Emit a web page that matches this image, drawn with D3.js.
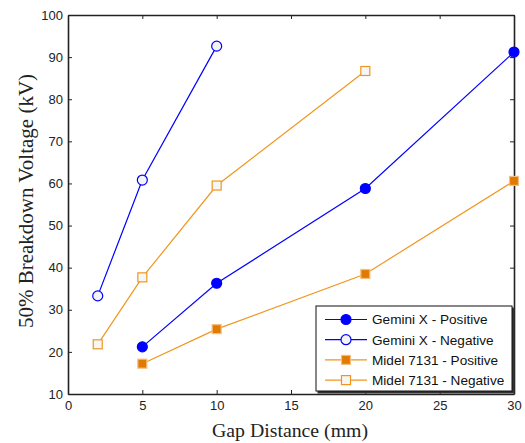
<!DOCTYPE html>
<html>
<head>
<meta charset="utf-8">
<script src="https://d3js.org/d3.v7.min.js"></script>
<style>
body { margin: 0; background: #fff; }
svg { display: block; }
.tick text { font-family: Arial, "Liberation Sans", sans-serif; font-size: 13px; fill: #222; }
</style>
</head>
<body>
<svg></svg>
<script>
var screen = {width: 525, height: 443}
var margins = {top: 15, right: 11, bottom: 49, left: 68}

// data
var gapX = [0, 5, 10, 15, 20, 25, 30]
var voltTicks = [10, 20, 30, 40, 50, 60, 70, 80, 90, 100]

var geminiPosX = [5, 10, 20, 30]
var geminiPosY = [21.2, 36.3, 58.8, 91.2]
var geminiNegX = [2, 5, 10]
var geminiNegY = [33.3, 60.8, 92.6]
var midelPosX = [5, 10, 20, 30]
var midelPosY = [17.2, 25.4, 38.5, 60.6]
var midelNegX = [2, 5, 10, 20]
var midelNegY = [21.8, 37.7, 59.5, 86.7]

var seriesNames = ["Gemini X - Positive", "Gemini X - Negative", "Midel 7131 - Positive", "Midel 7131 - Negative"]

var series = [
    {name: seriesNames[0], xs: geminiPosX, ys: geminiPosY, line: "#0000ff", stroke: "#0000ff", fill: "#0000ff", shape: "circle"},
    {name: seriesNames[1], xs: geminiNegX, ys: geminiNegY, line: "#0000ff", stroke: "#0000ff", fill: "#f4f4f4", shape: "circle"},
    {name: seriesNames[2], xs: midelPosX, ys: midelPosY, line: "#f0961e", stroke: "#f4be82", fill: "#e07b00", shape: "square"},
    {name: seriesNames[3], xs: midelNegX, ys: midelNegY, line: "#f0961e", stroke: "#f0961e", fill: "#f6f6f6", shape: "square"}
]

var svg = d3.select("svg")
    .attr("width", screen.width)
    .attr("height", screen.height)

var width = screen.width - margins.left - margins.right
var height = screen.height - margins.top - margins.bottom

var xScale = d3.scaleLinear().domain([0, 30]).range([0, width])
var yScale = d3.scaleLinear().domain([10, 100]).range([height, 0])

var graph = svg.append("g")
    .attr("transform", "translate(" + margins.left + "," + margins.top + ")")

// axes, ticks pointing inward, on all four sides
var axisColor = "#222"
var xAxis = d3.axisBottom(xScale).tickValues(gapX).tickSizeInner(-4).tickSizeOuter(0).tickPadding(7)
var yAxis = d3.axisLeft(yScale).tickValues(voltTicks).tickSizeInner(-4).tickSizeOuter(0).tickPadding(5)
var xTop = d3.axisTop(xScale).tickValues(gapX).tickSizeInner(-4).tickSizeOuter(0).tickFormat("")
var yRight = d3.axisRight(yScale).tickValues(voltTicks).tickSizeInner(-4).tickSizeOuter(0).tickFormat("")

graph.append("g").attr("transform", "translate(0," + height + ")").call(xAxis)
graph.append("g").call(yAxis)
graph.append("g").call(xTop)
graph.append("g").attr("transform", "translate(" + width + ",0)").call(yRight)

graph.selectAll(".domain").attr("stroke", axisColor).attr("stroke-width", 1.6)
graph.selectAll(".tick line").attr("stroke", axisColor).attr("stroke-width", 1)

// axis titles
svg.append("text")
    .attr("x", 290)
    .attr("y", 437)
    .attr("text-anchor", "middle")
    .attr("font-family", "'Liberation Serif', 'Times New Roman', serif")
    .attr("font-size", 19.8)
    .attr("fill", "#222")
    .text("Gap Distance (mm)")

svg.append("text")
    .attr("transform", "translate(33,201)rotate(-90)")
    .attr("text-anchor", "middle")
    .attr("font-family", "'Liberation Serif', 'Times New Roman', serif")
    .attr("font-size", 21)
    .attr("fill", "#222")
    .text("50% Breakdown Voltage (kV)")

var drawMarker = function (g, s, cx, cy)
{
    if (s.shape == "circle") {
        g.append("circle")
            .attr("cx", cx).attr("cy", cy).attr("r", 5)
            .attr("fill", s.fill).attr("stroke", s.stroke).attr("stroke-width", 1.2)
    } else {
        g.append("rect")
            .attr("x", cx - 4.5).attr("y", cy - 4.5)
            .attr("width", 9).attr("height", 9)
            .attr("fill", s.fill).attr("stroke", s.stroke).attr("stroke-width", 1.2)
    }
}

var lineGenerator = d3.line()
    .x(function (d) { return xScale(d[0]) })
    .y(function (d) { return yScale(d[1]) })

series.forEach(function (s)
{
    var pts = s.xs.map(function (x, i) { return [x, s.ys[i]] })
    var g = graph.append("g")
    g.append("path")
        .datum(pts)
        .attr("d", lineGenerator)
        .attr("fill", "none")
        .attr("stroke", s.line)
        .attr("stroke-width", 1.2)
    pts.forEach(function (p) { drawMarker(g, s, xScale(p[0]), yScale(p[1])) })
})

// legend
var legend = svg.append("g").attr("transform", "translate(316,306)")
legend.append("rect")
    .attr("x", 1.5).attr("y", 1.5).attr("width", 197).attr("height", 86)
    .attr("fill", "#333")
legend.append("rect")
    .attr("width", 196).attr("height", 85)
    .attr("fill", "#fff").attr("stroke", "#111").attr("stroke-width", 1)

series.forEach(function (s, i)
{
    var gy = 13.5 + i * 20.2
    var g = legend.append("g")
    g.append("line")
        .attr("x1", 9).attr("x2", 51).attr("y1", gy).attr("y2", gy)
        .attr("stroke", s.line).attr("stroke-width", 1.2)
    drawMarker(g, s, 30, gy)
    g.append("text")
        .attr("x", 56).attr("y", gy + 4.8)
        .attr("font-family", "Arial, 'Liberation Sans', sans-serif")
        .attr("font-size", 13.6)
        .attr("fill", "#111")
        .text(s.name)
})
</script>
</body>
</html>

> What to do:
Repeat the material above verbatim. Leave the pictures behind.

> Answer to this task:
Emit a web page that matches this image, drawn with D3.js.
<!DOCTYPE html>
<html>
<head>
<meta charset="utf-8">
<script src="https://d3js.org/d3.v7.min.js"></script>
<style>
body { margin: 0; background: #fff; }
svg { display: block; }
.tick text { font-family: Arial, "Liberation Sans", sans-serif; font-size: 13px; fill: #222; }
</style>
</head>
<body>
<svg></svg>
<script>
var screen = {width: 525, height: 443}
var margins = {top: 15, right: 11, bottom: 49, left: 68}

// data
var gapX = [0, 5, 10, 15, 20, 25, 30]
var voltTicks = [10, 20, 30, 40, 50, 60, 70, 80, 90, 100]

var geminiPosX = [5, 10, 20, 30]
var geminiPosY = [21.2, 36.3, 58.8, 91.2]
var geminiNegX = [2, 5, 10]
var geminiNegY = [33.3, 60.8, 92.6]
var midelPosX = [5, 10, 20, 30]
var midelPosY = [17.2, 25.4, 38.5, 60.6]
var midelNegX = [2, 5, 10, 20]
var midelNegY = [21.8, 37.7, 59.5, 86.7]

var seriesNames = ["Gemini X - Positive", "Gemini X - Negative", "Midel 7131 - Positive", "Midel 7131 - Negative"]

var series = [
    {name: seriesNames[0], xs: geminiPosX, ys: geminiPosY, line: "#0000ff", stroke: "#0000ff", fill: "#0000ff", shape: "circle"},
    {name: seriesNames[1], xs: geminiNegX, ys: geminiNegY, line: "#0000ff", stroke: "#0000ff", fill: "#f4f4f4", shape: "circle"},
    {name: seriesNames[2], xs: midelPosX, ys: midelPosY, line: "#f0961e", stroke: "#f4be82", fill: "#e07b00", shape: "square"},
    {name: seriesNames[3], xs: midelNegX, ys: midelNegY, line: "#f0961e", stroke: "#f0961e", fill: "#f6f6f6", shape: "square"}
]

var svg = d3.select("svg")
    .attr("width", screen.width)
    .attr("height", screen.height)

var width = screen.width - margins.left - margins.right
var height = screen.height - margins.top - margins.bottom

var xScale = d3.scaleLinear().domain([0, 30]).range([0, width])
var yScale = d3.scaleLinear().domain([10, 100]).range([height, 0])

var graph = svg.append("g")
    .attr("transform", "translate(" + margins.left + "," + margins.top + ")")

// axes, ticks pointing inward, on all four sides
var axisColor = "#222"
var xAxis = d3.axisBottom(xScale).tickValues(gapX).tickSizeInner(-4).tickSizeOuter(0).tickPadding(7)
var yAxis = d3.axisLeft(yScale).tickValues(voltTicks).tickSizeInner(-4).tickSizeOuter(0).tickPadding(5)
var xTop = d3.axisTop(xScale).tickValues(gapX).tickSizeInner(-4).tickSizeOuter(0).tickFormat("")
var yRight = d3.axisRight(yScale).tickValues(voltTicks).tickSizeInner(-4).tickSizeOuter(0).tickFormat("")

graph.append("g").attr("transform", "translate(0," + height + ")").call(xAxis)
graph.append("g").call(yAxis)
graph.append("g").call(xTop)
graph.append("g").attr("transform", "translate(" + width + ",0)").call(yRight)

graph.selectAll(".domain").attr("stroke", axisColor).attr("stroke-width", 1.6)
graph.selectAll(".tick line").attr("stroke", axisColor).attr("stroke-width", 1)

// axis titles
svg.append("text")
    .attr("x", 290)
    .attr("y", 437)
    .attr("text-anchor", "middle")
    .attr("font-family", "'Liberation Serif', 'Times New Roman', serif")
    .attr("font-size", 19.8)
    .attr("fill", "#222")
    .text("Gap Distance (mm)")

svg.append("text")
    .attr("transform", "translate(33,201)rotate(-90)")
    .attr("text-anchor", "middle")
    .attr("font-family", "'Liberation Serif', 'Times New Roman', serif")
    .attr("font-size", 21)
    .attr("fill", "#222")
    .text("50% Breakdown Voltage (kV)")

var drawMarker = function (g, s, cx, cy)
{
    if (s.shape == "circle") {
        g.append("circle")
            .attr("cx", cx).attr("cy", cy).attr("r", 5)
            .attr("fill", s.fill).attr("stroke", s.stroke).attr("stroke-width", 1.2)
    } else {
        g.append("rect")
            .attr("x", cx - 4.5).attr("y", cy - 4.5)
            .attr("width", 9).attr("height", 9)
            .attr("fill", s.fill).attr("stroke", s.stroke).attr("stroke-width", 1.2)
    }
}

var lineGenerator = d3.line()
    .x(function (d) { return xScale(d[0]) })
    .y(function (d) { return yScale(d[1]) })

series.forEach(function (s)
{
    var pts = s.xs.map(function (x, i) { return [x, s.ys[i]] })
    var g = graph.append("g")
    g.append("path")
        .datum(pts)
        .attr("d", lineGenerator)
        .attr("fill", "none")
        .attr("stroke", s.line)
        .attr("stroke-width", 1.2)
    pts.forEach(function (p) { drawMarker(g, s, xScale(p[0]), yScale(p[1])) })
})

// legend
var legend = svg.append("g").attr("transform", "translate(316,306)")
legend.append("rect")
    .attr("x", 1.5).attr("y", 1.5).attr("width", 197).attr("height", 86)
    .attr("fill", "#333")
legend.append("rect")
    .attr("width", 196).attr("height", 85)
    .attr("fill", "#fff").attr("stroke", "#111").attr("stroke-width", 1)

series.forEach(function (s, i)
{
    var gy = 13.5 + i * 20.2
    var g = legend.append("g")
    g.append("line")
        .attr("x1", 9).attr("x2", 51).attr("y1", gy).attr("y2", gy)
        .attr("stroke", s.line).attr("stroke-width", 1.2)
    drawMarker(g, s, 30, gy)
    g.append("text")
        .attr("x", 56).attr("y", gy + 4.8)
        .attr("font-family", "Arial, 'Liberation Sans', sans-serif")
        .attr("font-size", 13.6)
        .attr("fill", "#111")
        .text(s.name)
})
</script>
</body>
</html>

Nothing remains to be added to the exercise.